I picked up the mask, and put it over my face. She regarded me with a raised eyebrow and said, "You do realize that if you were a character in one of your own novels, you'd be about to die right now?"
Turned out the elastic loop had come loose. So I reconnected it, and it's remained there quietly ever since. No bumps, thuds, or bangs, and the only bad smells are when my dog decides to roll in Eau de Dead Squirrel and then comes to take a nap in my office.
Anyhow, all of this is just to say that if I'd found the Crone of the Catskills, I'd probably have taken it home, too. The hikers who found her donated the Crone to the Traveling Museum of the Paranormal and Occult, and even afterwards it continued to do spooky stuff. The Museum's owners, Dana Matthews and Greg Newkirk, report that after the Crone was obtained, furniture was found knocked over, there was the "smell of fetid pond water," and more than once they opened the place up in the morning to find small muddy footprints on the floor leading to and from the case the Crone occupied.

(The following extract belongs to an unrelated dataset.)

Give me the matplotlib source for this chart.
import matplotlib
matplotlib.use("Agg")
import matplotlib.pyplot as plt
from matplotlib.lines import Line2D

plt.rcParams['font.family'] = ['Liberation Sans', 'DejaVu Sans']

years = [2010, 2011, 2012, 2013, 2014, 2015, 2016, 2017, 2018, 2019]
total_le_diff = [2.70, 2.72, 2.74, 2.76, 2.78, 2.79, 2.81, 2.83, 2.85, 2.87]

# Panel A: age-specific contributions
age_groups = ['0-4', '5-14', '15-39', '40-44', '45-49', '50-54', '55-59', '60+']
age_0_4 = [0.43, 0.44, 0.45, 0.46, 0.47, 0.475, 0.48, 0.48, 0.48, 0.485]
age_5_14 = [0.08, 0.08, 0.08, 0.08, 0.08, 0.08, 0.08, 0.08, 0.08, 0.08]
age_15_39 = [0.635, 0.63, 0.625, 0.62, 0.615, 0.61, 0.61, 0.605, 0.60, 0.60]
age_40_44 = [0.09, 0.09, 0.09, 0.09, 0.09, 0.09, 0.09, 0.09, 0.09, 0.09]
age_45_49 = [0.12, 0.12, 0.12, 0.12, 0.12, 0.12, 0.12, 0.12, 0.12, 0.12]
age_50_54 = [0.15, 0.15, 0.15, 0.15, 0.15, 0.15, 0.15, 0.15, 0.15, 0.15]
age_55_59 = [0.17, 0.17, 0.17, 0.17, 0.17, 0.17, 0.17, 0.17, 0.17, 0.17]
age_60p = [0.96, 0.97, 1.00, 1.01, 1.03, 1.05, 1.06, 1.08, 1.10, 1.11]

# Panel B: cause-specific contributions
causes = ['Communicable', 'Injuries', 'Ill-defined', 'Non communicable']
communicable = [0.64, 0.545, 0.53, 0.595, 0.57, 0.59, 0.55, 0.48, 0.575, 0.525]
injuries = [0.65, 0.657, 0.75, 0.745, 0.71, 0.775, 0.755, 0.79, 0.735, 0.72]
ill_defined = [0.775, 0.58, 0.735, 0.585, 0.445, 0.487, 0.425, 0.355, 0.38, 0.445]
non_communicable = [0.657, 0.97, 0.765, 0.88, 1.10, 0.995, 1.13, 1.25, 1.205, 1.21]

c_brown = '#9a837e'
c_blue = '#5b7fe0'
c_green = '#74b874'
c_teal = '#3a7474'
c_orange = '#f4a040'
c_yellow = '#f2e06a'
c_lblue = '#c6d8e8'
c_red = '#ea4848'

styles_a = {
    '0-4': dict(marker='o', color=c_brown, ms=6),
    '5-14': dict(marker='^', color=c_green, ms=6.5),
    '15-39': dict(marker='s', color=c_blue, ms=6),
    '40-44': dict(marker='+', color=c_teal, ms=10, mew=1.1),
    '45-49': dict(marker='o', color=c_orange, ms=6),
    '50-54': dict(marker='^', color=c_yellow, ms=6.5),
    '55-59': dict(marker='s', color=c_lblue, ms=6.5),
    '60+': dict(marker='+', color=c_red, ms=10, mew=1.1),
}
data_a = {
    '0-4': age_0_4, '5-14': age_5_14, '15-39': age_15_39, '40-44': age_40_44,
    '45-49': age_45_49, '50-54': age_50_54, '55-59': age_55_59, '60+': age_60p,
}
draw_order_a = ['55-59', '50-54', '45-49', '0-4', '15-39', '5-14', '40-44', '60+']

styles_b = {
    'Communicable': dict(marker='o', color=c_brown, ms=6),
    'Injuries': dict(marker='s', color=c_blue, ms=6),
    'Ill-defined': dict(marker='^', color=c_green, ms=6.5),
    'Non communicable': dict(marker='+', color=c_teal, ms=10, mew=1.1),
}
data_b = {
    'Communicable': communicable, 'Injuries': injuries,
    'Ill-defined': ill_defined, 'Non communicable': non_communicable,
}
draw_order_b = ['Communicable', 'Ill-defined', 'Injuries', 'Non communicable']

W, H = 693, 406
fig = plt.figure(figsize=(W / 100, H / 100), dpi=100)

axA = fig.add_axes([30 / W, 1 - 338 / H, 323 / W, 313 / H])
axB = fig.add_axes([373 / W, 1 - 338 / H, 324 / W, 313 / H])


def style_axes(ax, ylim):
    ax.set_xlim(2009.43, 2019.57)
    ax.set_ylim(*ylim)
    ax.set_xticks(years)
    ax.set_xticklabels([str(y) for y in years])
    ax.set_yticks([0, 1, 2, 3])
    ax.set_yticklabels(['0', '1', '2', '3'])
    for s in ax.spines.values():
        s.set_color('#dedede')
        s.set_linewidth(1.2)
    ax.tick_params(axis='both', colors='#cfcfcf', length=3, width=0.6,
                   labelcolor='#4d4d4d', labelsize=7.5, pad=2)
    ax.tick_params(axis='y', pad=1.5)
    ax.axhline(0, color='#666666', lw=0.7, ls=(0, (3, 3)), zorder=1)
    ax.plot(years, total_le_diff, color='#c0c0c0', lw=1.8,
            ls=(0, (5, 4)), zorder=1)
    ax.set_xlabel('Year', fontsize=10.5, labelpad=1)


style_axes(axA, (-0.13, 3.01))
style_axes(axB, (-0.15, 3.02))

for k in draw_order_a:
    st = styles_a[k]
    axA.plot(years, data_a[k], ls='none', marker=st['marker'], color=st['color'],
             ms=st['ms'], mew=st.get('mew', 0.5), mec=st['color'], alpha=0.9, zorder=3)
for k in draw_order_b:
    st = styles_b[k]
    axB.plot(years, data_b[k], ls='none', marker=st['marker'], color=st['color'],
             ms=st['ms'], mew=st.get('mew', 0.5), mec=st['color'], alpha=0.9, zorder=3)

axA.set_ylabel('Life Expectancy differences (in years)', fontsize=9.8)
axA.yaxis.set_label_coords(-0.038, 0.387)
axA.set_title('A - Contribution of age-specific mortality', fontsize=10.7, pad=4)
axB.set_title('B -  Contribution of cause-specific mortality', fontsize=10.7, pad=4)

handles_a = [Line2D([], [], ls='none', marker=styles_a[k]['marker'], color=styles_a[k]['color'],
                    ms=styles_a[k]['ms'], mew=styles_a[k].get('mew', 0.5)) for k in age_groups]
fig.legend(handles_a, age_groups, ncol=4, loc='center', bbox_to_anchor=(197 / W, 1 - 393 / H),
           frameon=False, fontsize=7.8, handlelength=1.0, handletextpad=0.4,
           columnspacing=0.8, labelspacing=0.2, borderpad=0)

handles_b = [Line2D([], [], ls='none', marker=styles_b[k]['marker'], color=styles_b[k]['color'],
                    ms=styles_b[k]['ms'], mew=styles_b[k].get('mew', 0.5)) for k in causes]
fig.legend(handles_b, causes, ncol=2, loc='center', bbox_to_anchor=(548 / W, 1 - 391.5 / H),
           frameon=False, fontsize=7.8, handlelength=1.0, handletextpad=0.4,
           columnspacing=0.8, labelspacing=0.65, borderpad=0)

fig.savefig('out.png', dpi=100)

The Crone of the Catskills
So far, so good. But the next thing that happened I have to admit I find a little baffling. A pair of paranormal researchers, Karl Pfeiffer and Connor Randal, decided that it'd be a good idea to use a 3-D printer to make a replica of the Crone.
Havoc ensued. The printer malfunctioned and a part of it "melted." Other equipment broke down, or went missing entirely. People in the room with the replica reported "a sense of dread" coming from the thing, and a "burning sensation" from touching it.
So apparently, the 3-D printer hadn't just copied the Crone's appearance, it had also copied its ghostly hanger-on.
Now, as a diehard skeptic, it's to be expected that I think this sounds a little silly. But allow me to ask any true believers in the studio audience: how exactly could this work?
I mean, even if you accept that an object can be imbued with a "force" (whatever that means), isn't the usually accepted explanation that it's tied to the object itself? If you made a copy of the object, you wouldn't expect a piece of the "force" to get knocked loose and attach itself to the replica. Or at least, I wouldn't. I didn't think that 3-D printers could make copies of ghosts, you know?
Which, honestly, is a good thing. Just think of what would happen if you put a 3-D printer in a haunted house, and the ghosts got a hold of it and started duplicating themselves. In short order, you'd have what paranormal researchers call "a shitload of ghosts." It'd be a catastrophe, much like what happened in the Lost in Space episode "The Space Destructors," wherein Dr. Smith created an android who then began to create more androids, which was especially awful because the machine was programmed to make them look like Dr. Smith, or at least a reasonable facsimile thereof.
I might even see if I can make a replica of my mysterious Mardi Gras mask, and we can do a swap. I have to warn you, though, that the mask's antics are even less impressive than the Crone's. "Falling on the floor once in four years" is really not that much of a superpower.